> WHAT IS ASKED
Below, find each line holding "this" and state how many there are, using the number alone.

> DATA RECORDS
· · · · ·
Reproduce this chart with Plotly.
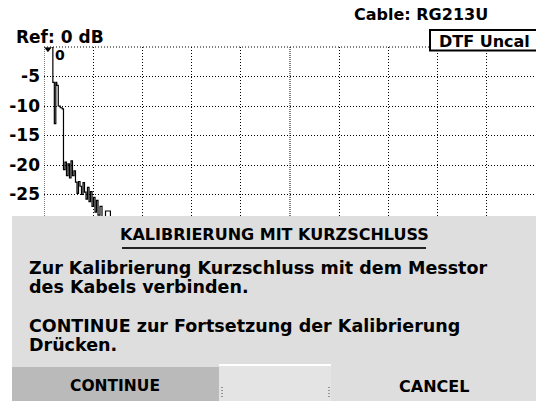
· · · · ·
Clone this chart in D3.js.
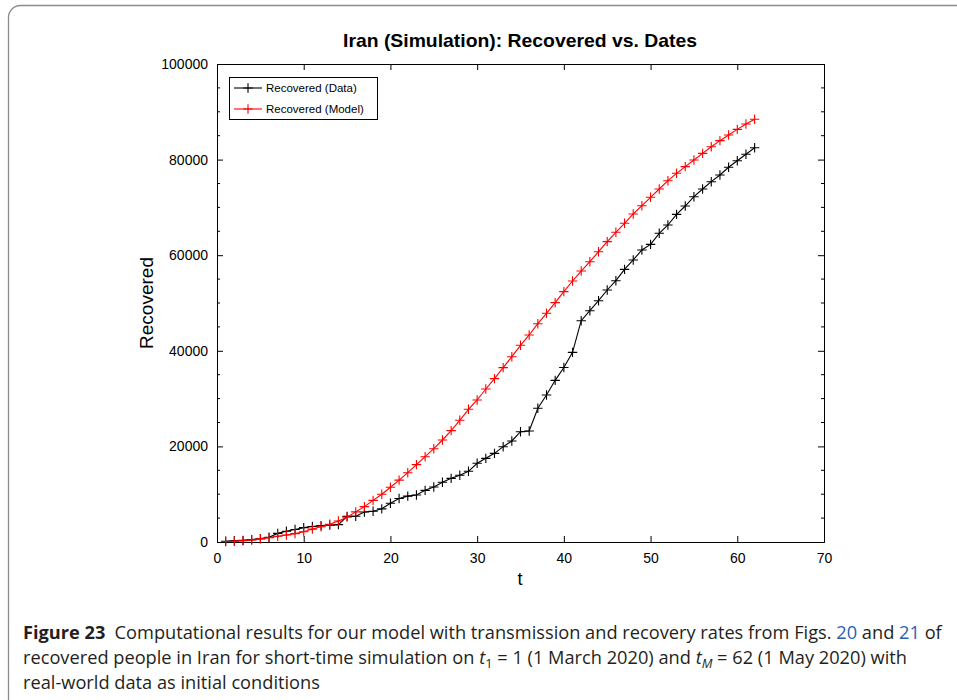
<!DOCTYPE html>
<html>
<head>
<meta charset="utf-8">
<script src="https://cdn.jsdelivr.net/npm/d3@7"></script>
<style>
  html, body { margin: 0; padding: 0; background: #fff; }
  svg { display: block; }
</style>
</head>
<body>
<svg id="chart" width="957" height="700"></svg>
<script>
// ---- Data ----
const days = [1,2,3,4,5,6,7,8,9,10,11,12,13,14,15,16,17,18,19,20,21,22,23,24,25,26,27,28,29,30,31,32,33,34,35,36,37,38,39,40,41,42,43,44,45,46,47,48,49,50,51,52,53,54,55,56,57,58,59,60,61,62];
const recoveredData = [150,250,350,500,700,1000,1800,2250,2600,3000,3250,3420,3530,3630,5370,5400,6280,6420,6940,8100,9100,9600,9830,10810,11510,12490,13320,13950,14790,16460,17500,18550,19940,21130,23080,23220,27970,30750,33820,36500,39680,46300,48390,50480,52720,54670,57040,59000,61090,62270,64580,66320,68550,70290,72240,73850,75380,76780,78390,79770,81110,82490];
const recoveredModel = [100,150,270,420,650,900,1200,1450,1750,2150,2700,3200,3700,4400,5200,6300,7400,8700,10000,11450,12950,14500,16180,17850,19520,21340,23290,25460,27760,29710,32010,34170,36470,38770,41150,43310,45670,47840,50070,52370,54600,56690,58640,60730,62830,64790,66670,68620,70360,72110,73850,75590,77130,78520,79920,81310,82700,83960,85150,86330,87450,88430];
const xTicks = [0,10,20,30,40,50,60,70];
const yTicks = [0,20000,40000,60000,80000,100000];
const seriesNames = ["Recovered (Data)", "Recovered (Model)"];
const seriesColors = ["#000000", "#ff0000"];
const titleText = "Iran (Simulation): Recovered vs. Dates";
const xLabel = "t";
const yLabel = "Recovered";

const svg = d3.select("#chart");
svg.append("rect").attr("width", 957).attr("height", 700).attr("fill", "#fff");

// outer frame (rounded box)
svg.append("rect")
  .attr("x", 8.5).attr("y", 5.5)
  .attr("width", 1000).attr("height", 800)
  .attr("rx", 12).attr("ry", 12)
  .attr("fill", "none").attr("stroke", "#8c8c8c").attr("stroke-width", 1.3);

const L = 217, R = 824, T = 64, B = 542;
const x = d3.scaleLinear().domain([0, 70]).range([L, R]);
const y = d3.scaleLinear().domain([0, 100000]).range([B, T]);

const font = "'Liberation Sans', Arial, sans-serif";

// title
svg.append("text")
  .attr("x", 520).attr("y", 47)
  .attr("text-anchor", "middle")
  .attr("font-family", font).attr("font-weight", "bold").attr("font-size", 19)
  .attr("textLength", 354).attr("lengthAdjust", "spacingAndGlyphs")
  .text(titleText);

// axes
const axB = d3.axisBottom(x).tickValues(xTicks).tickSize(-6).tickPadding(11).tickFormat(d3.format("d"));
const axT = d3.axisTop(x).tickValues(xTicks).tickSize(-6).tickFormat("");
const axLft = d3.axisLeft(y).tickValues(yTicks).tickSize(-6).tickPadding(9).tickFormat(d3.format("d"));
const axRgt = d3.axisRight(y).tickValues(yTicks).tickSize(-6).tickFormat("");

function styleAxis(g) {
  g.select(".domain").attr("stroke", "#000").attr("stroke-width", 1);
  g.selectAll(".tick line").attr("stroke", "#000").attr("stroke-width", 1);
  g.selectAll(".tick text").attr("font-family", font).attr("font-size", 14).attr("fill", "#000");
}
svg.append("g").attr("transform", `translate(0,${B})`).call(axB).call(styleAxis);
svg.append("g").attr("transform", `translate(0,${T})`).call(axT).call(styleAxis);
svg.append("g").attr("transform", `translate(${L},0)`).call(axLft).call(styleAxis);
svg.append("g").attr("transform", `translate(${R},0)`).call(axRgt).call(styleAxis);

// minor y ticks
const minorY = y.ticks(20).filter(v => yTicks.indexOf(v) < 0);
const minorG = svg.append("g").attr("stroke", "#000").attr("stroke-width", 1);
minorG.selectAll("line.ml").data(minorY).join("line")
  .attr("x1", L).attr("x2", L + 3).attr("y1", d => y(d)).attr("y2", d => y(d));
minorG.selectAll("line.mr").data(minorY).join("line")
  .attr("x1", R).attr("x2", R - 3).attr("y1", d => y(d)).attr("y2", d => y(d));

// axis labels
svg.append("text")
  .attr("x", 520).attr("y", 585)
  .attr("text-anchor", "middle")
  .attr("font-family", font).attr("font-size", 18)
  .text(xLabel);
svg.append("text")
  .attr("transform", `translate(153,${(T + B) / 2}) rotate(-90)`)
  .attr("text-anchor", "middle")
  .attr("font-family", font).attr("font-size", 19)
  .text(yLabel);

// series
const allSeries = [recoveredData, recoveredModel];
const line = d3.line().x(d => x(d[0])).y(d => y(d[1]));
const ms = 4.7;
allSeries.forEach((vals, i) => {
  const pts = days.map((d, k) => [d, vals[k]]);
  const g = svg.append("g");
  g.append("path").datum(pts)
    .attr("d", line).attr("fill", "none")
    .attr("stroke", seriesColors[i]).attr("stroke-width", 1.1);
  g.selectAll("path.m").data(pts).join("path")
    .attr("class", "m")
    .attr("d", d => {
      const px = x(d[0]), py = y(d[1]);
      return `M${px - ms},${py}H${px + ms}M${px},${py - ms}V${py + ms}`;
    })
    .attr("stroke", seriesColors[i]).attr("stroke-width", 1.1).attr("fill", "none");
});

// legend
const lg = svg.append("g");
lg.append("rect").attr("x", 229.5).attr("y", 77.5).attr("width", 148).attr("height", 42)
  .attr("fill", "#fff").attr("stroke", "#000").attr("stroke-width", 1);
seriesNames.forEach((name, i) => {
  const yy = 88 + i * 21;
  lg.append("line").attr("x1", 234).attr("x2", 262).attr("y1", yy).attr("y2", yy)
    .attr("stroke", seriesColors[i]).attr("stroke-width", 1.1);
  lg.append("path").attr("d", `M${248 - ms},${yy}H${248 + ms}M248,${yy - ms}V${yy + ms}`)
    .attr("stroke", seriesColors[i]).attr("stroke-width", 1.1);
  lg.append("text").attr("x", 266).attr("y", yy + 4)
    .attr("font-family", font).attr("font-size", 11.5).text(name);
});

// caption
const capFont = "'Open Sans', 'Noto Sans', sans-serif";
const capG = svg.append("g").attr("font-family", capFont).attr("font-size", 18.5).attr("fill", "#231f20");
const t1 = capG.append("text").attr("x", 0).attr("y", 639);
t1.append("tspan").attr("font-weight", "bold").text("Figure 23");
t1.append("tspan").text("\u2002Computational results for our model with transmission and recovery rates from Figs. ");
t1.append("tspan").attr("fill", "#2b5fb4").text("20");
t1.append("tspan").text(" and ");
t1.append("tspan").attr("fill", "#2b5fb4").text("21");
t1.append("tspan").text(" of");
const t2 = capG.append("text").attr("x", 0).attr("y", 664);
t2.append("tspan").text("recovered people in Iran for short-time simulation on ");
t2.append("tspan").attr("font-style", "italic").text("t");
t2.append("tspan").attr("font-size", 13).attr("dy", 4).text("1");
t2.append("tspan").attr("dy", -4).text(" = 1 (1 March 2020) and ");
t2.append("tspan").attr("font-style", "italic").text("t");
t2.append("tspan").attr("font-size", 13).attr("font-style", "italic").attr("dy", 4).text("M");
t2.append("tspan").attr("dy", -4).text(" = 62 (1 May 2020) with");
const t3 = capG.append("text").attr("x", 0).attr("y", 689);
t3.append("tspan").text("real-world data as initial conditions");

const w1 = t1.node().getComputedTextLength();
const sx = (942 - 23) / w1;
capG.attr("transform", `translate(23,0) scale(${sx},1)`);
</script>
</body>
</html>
· · · · ·
> RESPONSE
2